Review: The Savage Fortress

The Savage FortressThe Savage Fortress by Sarwat Chadda
My rating: 3 of 5 stars

The book wasn’t quite what I was expecting from reading the back cover, but I think 3 stars sums it up: it was a fine one-timer, but I probably won’t read it again.

The Savage Fortress is an action book about 13-year-old Ash Mistry and his 10-year-old sister Lucky, who are on a holiday with their aunt and uncle in India. The kids are used to a life of plenty in their regular home in London, and Ash is quickly getting tired of the dust and heat in India. But his life takes a turn into craziness when he discovers that ancient Hindu demons aren’t so “ancient” after all: they’re modern, and he’s just gotten on their bad side.

The beginning of the book does an excellent job transporting the reader to the hot, fly-infested city that Ash is experiencing. The descriptions and scenes are vibrant and full of humorous sibling banter. But that lessens more and more as the book goes on. On the myths front, the book does make for a good introduction to Hindu mythology. For the writing, some elements of the story felt forced, and I got tired of the constant reminders from the main character that “this isn’t just a story–it’s real” (which, ironically, kept reminding me that it IS just a story!).

A heads-up for those picking up The Savage Fortress as a “middle-grade” book: the other works by Sarwat Chadda are definitely in the older young-adult category, and this one reads a little more like younger YA than middle grade. There are plenty of gory scenes and animated death descriptions and the main character thinks a lot about girls.
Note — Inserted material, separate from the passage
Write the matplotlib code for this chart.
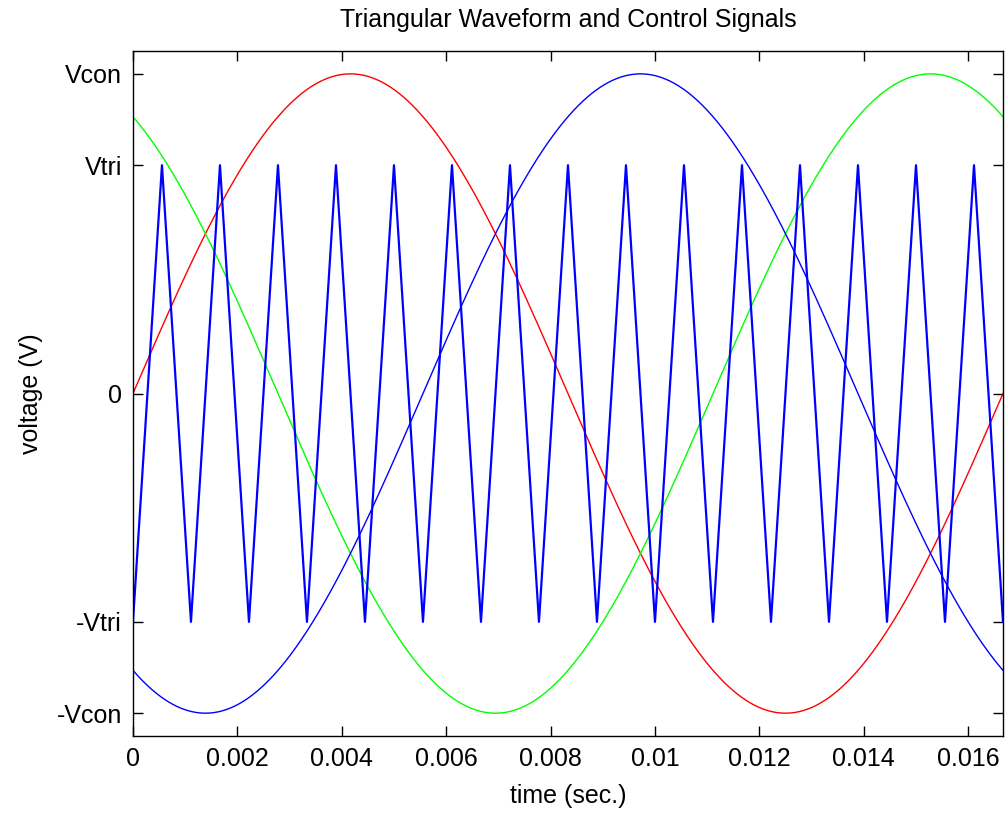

More attention is paid to Ash’s inner emotional arguments than is normally drawn out in middle grade.

While it wasn’t for me, though, I think The Savage Fortress will be enjoyed and understood best by ages 12 to 14 who don’t mind some action and blood, and like stories with the wimpy-kid-turning-tough-to-save-the-day theme. It’s definitely directed at the Percy Jackson fans, with Hindu mythology instead of Greek.